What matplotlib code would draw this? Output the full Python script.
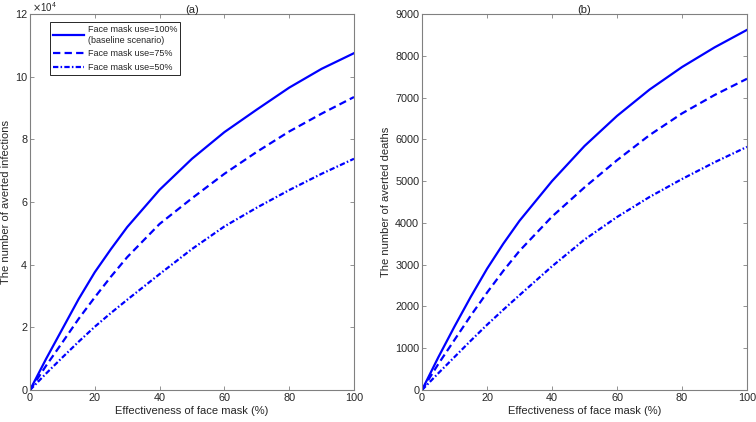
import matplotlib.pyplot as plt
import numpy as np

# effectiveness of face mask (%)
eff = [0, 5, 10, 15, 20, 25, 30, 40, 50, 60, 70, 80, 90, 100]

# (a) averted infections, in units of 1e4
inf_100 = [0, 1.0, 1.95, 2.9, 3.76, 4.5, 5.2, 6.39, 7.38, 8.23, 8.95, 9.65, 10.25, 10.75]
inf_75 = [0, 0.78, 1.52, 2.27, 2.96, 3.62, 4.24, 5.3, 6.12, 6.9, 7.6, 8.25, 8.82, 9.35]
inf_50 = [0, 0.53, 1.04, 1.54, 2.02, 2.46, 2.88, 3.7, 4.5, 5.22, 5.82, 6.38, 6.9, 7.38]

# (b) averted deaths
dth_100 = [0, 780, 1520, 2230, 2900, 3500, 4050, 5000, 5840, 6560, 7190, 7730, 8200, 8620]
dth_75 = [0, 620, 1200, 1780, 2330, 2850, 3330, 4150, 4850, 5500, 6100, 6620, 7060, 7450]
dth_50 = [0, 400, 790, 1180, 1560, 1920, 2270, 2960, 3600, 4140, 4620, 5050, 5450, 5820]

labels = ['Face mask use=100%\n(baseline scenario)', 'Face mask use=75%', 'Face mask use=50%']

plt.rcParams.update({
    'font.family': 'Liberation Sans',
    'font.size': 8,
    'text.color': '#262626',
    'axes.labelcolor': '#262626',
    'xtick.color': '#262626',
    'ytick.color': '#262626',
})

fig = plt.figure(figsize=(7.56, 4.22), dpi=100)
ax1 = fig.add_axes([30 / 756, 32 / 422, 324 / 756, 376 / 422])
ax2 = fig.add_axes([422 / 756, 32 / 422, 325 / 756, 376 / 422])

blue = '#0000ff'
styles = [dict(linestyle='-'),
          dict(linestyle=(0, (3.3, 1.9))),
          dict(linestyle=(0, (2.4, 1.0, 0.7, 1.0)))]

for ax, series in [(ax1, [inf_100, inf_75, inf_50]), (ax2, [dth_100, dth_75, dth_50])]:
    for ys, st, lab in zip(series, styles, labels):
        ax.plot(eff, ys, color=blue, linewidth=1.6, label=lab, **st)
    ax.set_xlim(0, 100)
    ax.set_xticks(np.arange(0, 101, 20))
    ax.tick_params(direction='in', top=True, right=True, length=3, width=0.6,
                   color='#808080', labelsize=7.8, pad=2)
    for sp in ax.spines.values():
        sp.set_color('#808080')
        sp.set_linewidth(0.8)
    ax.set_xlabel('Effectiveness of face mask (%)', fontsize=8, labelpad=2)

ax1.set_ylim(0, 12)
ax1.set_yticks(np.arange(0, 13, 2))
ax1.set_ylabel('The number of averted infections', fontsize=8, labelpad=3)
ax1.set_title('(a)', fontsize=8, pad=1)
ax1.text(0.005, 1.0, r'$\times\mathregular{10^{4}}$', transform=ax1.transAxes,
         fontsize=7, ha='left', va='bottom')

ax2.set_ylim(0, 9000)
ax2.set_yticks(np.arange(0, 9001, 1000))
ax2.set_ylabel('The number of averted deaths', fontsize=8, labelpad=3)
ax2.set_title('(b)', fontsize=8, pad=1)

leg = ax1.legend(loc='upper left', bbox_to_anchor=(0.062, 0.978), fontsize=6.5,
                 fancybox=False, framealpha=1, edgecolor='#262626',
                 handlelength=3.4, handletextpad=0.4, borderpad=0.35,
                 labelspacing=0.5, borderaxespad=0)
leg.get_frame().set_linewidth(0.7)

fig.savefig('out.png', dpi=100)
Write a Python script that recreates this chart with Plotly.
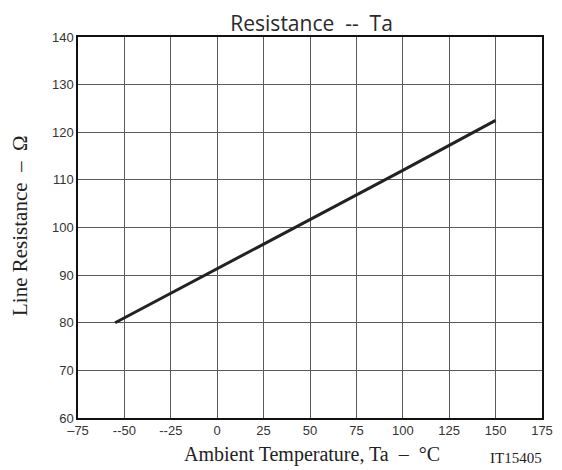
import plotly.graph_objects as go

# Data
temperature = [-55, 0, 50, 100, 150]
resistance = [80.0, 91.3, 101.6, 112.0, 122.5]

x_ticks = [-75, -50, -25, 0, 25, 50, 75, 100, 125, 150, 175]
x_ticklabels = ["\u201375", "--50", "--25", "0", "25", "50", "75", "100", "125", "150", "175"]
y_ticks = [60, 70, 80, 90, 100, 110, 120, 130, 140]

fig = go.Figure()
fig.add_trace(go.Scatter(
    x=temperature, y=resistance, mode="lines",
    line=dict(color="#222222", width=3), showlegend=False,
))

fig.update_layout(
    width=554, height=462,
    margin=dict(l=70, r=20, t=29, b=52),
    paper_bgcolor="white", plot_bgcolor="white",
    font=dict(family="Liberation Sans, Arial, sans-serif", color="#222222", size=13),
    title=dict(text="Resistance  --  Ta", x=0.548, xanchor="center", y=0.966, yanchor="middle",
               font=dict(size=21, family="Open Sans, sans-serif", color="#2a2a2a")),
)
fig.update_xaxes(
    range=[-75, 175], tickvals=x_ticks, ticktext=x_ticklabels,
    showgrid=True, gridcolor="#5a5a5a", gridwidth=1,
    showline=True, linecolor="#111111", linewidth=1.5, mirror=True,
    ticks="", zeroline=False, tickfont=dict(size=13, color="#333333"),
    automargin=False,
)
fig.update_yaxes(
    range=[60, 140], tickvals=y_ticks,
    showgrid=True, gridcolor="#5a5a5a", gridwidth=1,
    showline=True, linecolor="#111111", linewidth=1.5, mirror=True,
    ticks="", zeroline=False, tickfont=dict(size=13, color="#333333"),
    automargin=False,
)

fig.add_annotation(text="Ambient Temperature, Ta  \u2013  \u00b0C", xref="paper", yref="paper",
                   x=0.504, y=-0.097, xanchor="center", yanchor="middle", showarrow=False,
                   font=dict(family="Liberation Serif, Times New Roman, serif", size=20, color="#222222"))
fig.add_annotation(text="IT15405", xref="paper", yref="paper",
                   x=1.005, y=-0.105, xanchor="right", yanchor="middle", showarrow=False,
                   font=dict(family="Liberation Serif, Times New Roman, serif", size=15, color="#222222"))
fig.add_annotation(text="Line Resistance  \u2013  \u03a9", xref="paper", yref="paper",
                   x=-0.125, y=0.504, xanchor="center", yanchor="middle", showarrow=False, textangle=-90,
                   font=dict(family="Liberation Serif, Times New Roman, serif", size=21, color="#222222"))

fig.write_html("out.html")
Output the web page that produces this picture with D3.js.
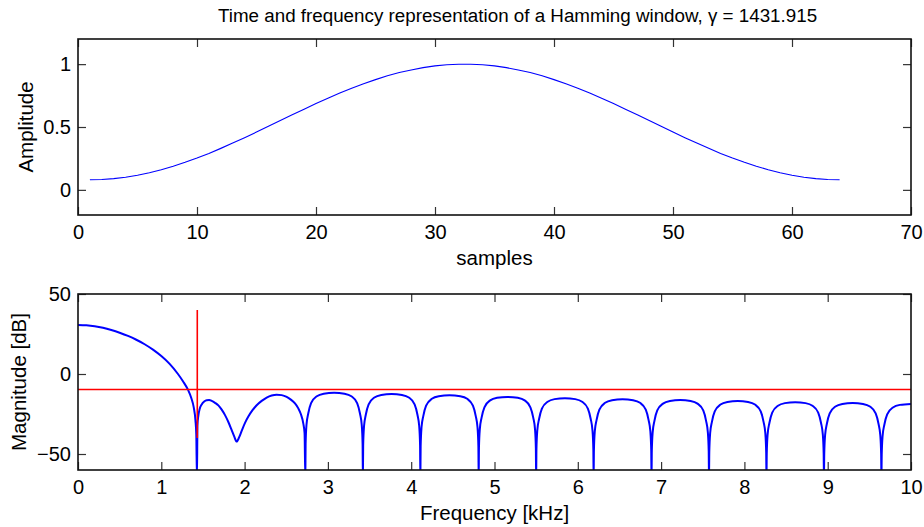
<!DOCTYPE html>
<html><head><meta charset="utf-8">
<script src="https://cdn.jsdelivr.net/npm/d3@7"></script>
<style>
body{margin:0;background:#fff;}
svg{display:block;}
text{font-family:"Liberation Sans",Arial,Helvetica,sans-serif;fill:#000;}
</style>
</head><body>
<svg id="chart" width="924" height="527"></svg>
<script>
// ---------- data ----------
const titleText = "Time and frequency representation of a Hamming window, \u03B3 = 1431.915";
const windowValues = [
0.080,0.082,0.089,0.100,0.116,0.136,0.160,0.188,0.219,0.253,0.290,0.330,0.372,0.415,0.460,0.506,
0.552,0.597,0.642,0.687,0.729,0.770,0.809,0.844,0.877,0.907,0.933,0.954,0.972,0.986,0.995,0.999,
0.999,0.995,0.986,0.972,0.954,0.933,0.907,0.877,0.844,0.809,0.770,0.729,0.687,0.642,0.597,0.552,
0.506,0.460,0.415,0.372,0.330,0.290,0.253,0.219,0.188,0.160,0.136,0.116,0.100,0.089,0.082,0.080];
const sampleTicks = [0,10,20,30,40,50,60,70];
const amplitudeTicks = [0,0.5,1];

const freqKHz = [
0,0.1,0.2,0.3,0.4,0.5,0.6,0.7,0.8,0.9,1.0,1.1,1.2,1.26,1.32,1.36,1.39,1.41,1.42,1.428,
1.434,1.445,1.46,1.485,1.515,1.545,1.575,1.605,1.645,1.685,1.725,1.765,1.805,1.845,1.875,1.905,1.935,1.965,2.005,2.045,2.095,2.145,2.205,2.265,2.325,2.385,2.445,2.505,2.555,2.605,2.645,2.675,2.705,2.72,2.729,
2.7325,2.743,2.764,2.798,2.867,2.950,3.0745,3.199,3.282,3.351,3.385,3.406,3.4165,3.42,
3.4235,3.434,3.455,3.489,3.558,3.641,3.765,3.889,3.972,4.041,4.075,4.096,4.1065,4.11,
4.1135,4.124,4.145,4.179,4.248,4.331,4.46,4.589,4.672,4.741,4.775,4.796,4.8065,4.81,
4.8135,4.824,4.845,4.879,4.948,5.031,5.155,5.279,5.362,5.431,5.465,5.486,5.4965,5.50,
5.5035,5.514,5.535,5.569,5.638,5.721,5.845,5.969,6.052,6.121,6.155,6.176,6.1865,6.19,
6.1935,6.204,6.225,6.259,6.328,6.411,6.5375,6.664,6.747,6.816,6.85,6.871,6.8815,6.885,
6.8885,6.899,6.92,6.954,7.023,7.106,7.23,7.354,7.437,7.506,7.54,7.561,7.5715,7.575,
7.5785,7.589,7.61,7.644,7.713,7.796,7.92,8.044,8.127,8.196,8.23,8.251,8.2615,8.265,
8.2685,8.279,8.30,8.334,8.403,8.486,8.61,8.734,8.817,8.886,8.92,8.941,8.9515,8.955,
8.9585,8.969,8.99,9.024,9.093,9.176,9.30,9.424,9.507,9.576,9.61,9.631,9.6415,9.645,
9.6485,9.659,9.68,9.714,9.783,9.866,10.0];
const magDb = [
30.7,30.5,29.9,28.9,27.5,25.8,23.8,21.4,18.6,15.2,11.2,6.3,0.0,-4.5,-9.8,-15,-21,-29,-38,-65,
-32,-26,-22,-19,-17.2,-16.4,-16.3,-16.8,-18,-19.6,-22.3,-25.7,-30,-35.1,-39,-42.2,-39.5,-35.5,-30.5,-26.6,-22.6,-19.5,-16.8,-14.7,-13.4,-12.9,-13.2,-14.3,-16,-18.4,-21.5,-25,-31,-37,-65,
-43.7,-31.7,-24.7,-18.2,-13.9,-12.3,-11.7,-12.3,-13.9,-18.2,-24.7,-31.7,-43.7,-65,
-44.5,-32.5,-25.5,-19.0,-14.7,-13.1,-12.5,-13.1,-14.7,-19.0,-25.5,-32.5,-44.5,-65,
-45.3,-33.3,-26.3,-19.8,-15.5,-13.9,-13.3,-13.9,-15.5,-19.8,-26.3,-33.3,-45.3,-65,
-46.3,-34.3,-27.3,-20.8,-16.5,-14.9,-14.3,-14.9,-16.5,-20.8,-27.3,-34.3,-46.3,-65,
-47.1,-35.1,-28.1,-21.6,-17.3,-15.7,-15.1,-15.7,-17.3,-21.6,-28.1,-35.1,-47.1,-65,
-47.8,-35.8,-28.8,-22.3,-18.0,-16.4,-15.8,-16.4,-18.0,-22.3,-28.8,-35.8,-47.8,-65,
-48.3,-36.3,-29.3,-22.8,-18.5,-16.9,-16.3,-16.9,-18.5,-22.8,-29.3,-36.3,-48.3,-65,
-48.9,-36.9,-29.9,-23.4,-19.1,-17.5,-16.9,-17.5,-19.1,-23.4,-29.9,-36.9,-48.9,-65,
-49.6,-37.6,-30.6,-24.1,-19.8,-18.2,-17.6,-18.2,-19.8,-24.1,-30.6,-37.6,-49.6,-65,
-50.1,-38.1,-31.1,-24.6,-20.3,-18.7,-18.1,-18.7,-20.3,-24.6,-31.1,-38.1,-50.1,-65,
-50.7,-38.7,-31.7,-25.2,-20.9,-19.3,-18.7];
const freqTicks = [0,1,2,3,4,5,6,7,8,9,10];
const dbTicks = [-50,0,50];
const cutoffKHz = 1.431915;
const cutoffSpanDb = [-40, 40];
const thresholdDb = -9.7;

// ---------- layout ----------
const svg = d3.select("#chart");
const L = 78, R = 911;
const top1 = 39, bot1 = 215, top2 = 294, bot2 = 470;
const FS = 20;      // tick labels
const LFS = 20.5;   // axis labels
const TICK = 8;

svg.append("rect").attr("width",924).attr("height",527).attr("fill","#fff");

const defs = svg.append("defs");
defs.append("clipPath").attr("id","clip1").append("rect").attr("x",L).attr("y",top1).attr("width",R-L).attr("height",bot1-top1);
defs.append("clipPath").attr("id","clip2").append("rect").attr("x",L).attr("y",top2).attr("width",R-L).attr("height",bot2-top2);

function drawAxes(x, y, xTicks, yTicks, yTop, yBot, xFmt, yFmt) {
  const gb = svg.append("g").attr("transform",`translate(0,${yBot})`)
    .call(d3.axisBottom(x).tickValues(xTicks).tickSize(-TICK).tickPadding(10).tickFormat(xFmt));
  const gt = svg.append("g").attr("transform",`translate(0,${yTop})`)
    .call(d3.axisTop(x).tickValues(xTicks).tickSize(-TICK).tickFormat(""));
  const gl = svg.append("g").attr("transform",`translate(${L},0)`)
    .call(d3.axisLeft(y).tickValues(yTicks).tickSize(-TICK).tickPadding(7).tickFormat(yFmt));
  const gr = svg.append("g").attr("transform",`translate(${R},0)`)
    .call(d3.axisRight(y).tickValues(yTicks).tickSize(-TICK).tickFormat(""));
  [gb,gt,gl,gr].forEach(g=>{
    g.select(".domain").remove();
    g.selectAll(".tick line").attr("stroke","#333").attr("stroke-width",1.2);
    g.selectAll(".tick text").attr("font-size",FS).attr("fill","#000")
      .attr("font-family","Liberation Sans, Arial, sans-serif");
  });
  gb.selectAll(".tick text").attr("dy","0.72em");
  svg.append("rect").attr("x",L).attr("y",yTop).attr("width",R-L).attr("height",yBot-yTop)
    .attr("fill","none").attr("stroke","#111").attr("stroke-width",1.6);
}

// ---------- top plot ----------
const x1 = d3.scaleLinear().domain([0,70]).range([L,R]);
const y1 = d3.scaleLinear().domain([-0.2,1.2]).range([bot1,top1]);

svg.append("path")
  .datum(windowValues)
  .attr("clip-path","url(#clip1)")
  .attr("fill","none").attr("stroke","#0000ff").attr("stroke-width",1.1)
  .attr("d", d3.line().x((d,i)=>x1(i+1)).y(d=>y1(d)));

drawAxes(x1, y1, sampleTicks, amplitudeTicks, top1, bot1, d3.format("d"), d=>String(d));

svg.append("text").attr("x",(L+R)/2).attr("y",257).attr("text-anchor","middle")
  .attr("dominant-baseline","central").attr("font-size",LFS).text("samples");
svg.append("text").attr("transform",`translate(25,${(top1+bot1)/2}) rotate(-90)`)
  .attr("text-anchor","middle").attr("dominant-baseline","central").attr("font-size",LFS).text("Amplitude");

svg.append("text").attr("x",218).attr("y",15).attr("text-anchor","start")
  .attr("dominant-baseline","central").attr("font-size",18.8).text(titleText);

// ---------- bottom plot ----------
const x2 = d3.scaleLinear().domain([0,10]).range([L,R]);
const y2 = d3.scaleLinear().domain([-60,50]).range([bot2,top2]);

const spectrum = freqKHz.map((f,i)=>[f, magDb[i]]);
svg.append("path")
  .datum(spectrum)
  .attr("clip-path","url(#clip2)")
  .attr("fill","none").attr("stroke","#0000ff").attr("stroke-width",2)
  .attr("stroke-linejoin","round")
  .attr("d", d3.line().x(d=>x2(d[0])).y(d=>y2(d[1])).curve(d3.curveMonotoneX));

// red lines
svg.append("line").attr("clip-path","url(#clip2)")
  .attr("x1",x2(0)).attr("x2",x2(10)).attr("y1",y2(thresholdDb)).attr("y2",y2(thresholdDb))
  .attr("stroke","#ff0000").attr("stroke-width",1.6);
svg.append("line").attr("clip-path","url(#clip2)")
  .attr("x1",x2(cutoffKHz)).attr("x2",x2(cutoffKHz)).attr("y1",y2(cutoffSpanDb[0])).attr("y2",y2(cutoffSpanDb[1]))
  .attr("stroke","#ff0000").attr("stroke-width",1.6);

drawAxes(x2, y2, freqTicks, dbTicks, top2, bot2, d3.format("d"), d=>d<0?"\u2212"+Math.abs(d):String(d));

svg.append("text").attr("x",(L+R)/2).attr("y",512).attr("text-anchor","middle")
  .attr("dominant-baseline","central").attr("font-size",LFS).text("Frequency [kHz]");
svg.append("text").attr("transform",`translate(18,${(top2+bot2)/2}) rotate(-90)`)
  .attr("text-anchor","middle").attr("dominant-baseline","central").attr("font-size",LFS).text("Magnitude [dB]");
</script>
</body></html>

___

_What is required_: Filter the records for lines holding the string "this". Copy each one.

_Task answer_:
What matplotlib code would draw this? Output the full Python script.
Write a Python script that recreates this chart with Plotly.
Output the web page that produces this picture with D3.js.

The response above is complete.